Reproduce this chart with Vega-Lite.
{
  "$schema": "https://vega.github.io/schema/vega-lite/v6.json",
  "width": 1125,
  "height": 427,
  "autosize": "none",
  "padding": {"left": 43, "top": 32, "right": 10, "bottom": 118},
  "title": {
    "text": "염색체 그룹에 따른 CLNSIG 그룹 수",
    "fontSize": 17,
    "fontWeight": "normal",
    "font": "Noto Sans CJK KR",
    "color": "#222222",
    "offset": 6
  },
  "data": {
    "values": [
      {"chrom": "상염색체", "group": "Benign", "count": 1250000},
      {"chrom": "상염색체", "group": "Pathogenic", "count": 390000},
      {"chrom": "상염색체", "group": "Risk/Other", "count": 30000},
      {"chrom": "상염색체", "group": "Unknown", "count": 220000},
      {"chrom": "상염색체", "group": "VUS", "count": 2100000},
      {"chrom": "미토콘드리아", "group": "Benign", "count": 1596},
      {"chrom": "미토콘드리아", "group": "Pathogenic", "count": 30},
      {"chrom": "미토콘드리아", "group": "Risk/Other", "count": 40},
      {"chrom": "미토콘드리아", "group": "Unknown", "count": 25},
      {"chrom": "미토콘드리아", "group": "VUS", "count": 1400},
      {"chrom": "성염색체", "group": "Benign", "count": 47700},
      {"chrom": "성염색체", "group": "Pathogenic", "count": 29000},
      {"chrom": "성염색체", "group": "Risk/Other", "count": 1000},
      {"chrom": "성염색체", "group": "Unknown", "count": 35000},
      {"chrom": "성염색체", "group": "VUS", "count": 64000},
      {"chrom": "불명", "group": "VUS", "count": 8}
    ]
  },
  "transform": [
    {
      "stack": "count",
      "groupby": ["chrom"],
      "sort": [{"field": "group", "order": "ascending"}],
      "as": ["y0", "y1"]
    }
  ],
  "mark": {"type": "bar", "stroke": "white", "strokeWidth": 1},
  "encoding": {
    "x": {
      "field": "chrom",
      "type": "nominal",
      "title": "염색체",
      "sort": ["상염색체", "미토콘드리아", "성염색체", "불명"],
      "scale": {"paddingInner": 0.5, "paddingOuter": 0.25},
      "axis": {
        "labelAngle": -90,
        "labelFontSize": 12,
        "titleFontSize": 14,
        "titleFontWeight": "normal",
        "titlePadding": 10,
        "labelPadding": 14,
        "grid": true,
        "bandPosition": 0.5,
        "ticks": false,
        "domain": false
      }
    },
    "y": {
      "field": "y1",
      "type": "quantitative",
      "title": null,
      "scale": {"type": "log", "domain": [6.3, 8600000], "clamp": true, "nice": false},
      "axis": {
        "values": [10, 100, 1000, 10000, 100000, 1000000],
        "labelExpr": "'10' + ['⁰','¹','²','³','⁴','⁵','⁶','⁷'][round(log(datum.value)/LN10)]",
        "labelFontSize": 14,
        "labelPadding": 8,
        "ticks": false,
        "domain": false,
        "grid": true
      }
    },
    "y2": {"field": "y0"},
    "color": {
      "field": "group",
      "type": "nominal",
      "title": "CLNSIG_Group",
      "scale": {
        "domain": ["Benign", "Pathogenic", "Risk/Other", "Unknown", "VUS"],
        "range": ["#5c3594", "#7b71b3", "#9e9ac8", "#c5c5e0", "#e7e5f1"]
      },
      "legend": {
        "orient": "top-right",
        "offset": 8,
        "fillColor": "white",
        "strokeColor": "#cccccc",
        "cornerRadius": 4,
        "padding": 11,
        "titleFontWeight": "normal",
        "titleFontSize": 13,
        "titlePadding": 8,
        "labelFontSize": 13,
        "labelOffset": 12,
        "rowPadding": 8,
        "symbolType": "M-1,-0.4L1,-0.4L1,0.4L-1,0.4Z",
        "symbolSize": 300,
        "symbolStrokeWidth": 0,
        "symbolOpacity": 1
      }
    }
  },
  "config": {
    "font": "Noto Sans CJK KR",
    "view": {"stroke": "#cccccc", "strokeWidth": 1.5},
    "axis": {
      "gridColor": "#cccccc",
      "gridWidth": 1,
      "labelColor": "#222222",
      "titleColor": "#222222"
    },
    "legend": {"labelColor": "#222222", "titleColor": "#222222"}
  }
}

...

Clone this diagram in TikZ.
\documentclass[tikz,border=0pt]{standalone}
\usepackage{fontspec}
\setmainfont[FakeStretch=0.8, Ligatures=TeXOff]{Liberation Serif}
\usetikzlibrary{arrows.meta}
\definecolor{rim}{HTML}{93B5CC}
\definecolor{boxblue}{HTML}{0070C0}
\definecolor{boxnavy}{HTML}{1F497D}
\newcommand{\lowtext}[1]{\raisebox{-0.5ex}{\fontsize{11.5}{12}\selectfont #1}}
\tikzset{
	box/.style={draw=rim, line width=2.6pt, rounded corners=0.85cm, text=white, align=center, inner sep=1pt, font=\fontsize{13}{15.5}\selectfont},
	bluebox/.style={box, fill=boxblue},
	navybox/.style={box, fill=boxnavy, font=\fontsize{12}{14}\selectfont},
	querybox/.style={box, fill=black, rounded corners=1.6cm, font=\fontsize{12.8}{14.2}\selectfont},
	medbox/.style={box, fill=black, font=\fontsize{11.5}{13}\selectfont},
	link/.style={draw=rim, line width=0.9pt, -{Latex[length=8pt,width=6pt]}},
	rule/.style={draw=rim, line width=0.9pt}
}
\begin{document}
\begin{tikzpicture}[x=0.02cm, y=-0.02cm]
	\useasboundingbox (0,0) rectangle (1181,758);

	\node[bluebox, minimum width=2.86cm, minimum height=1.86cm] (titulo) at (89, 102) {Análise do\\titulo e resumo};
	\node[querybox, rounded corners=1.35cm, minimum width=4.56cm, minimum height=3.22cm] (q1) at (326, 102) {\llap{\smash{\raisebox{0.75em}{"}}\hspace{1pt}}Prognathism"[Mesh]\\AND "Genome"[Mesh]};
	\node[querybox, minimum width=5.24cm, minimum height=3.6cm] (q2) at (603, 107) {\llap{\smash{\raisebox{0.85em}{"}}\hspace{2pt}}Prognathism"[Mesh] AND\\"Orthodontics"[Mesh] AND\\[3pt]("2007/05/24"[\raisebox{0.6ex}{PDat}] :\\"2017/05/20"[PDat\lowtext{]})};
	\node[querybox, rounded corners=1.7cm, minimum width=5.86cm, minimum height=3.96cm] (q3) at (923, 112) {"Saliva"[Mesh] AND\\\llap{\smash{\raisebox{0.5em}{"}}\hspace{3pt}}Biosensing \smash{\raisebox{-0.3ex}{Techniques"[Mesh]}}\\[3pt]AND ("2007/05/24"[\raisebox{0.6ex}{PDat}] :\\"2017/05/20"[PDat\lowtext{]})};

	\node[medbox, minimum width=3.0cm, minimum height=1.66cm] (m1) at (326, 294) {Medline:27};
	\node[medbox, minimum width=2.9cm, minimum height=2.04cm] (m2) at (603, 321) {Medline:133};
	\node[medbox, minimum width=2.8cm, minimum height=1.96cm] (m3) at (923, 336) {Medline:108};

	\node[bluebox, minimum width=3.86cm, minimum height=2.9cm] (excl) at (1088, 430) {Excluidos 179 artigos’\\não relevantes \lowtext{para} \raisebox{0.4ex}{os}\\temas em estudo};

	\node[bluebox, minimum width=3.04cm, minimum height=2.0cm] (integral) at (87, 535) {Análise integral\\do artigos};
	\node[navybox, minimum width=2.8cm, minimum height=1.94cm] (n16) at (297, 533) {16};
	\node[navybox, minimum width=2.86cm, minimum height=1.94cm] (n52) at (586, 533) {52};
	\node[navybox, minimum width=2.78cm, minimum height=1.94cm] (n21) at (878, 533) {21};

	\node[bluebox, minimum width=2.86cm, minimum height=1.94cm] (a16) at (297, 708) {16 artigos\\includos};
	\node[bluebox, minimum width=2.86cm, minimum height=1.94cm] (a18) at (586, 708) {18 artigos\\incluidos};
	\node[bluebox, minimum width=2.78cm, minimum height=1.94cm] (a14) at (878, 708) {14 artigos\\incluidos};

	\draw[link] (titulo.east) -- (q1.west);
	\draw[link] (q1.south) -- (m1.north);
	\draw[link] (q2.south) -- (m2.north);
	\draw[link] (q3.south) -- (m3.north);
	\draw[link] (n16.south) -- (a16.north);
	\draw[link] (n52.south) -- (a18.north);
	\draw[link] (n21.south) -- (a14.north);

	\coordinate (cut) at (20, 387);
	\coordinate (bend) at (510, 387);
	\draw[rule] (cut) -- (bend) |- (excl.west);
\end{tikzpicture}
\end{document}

> **Aim of the exercise**
Only the lines from the one containing "Clone this diagram in TikZ." to the one containing "rounded corners=1.7cm, minimum" are to be printed, both ends included, exactly as written.

> **Output below**
Clone this diagram in TikZ.
\documentclass[tikz,border=0pt]{standalone}
\usepackage{fontspec}
\setmainfont[FakeStretch=0.8, Ligatures=TeXOff]{Liberation Serif}
\usetikzlibrary{arrows.meta}
\definecolor{rim}{HTML}{93B5CC}
\definecolor{boxblue}{HTML}{0070C0}
\definecolor{boxnavy}{HTML}{1F497D}
\newcommand{\lowtext}[1]{\raisebox{-0.5ex}{\fontsize{11.5}{12}\selectfont #1}}
\tikzset{
	box/.style={draw=rim, line width=2.6pt, rounded corners=0.85cm, text=white, align=center, inner sep=1pt, font=\fontsize{13}{15.5}\selectfont},
	bluebox/.style={box, fill=boxblue},
	navybox/.style={box, fill=boxnavy, font=\fontsize{12}{14}\selectfont},
	querybox/.style={box, fill=black, rounded corners=1.6cm, font=\fontsize{12.8}{14.2}\selectfont},
	medbox/.style={box, fill=black, font=\fontsize{11.5}{13}\selectfont},
	link/.style={draw=rim, line width=0.9pt, -{Latex[length=8pt,width=6pt]}},
	rule/.style={draw=rim, line width=0.9pt}
}
\begin{document}
\begin{tikzpicture}[x=0.02cm, y=-0.02cm]
	\useasboundingbox (0,0) rectangle (1181,758);

	\node[bluebox, minimum width=2.86cm, minimum height=1.86cm] (titulo) at (89, 102) {Análise do\\titulo e resumo};
	\node[querybox, rounded corners=1.35cm, minimum width=4.56cm, minimum height=3.22cm] (q1) at (326, 102) {\llap{\smash{\raisebox{0.75em}{"}}\hspace{1pt}}Prognathism"[Mesh]\\AND "Genome"[Mesh]};
	\node[querybox, minimum width=5.24cm, minimum height=3.6cm] (q2) at (603, 107) {\llap{\smash{\raisebox{0.85em}{"}}\hspace{2pt}}Prognathism"[Mesh] AND\\"Orthodontics"[Mesh] AND\\[3pt]("2007/05/24"[\raisebox{0.6ex}{PDat}] :\\"2017/05/20"[PDat\lowtext{]})};
	\node[querybox, rounded corners=1.7cm, minimum width=5.86cm, minimum height=3.96cm] (q3) at (923, 112) {"Saliva"[Mesh] AND\\\llap{\smash{\raisebox{0.5em}{"}}\hspace{3pt}}Biosensing \smash{\raisebox{-0.3ex}{Techniques"[Mesh]}}\\[3pt]AND ("2007/05/24"[\raisebox{0.6ex}{PDat}] :\\"2017/05/20"[PDat\lowtext{]})};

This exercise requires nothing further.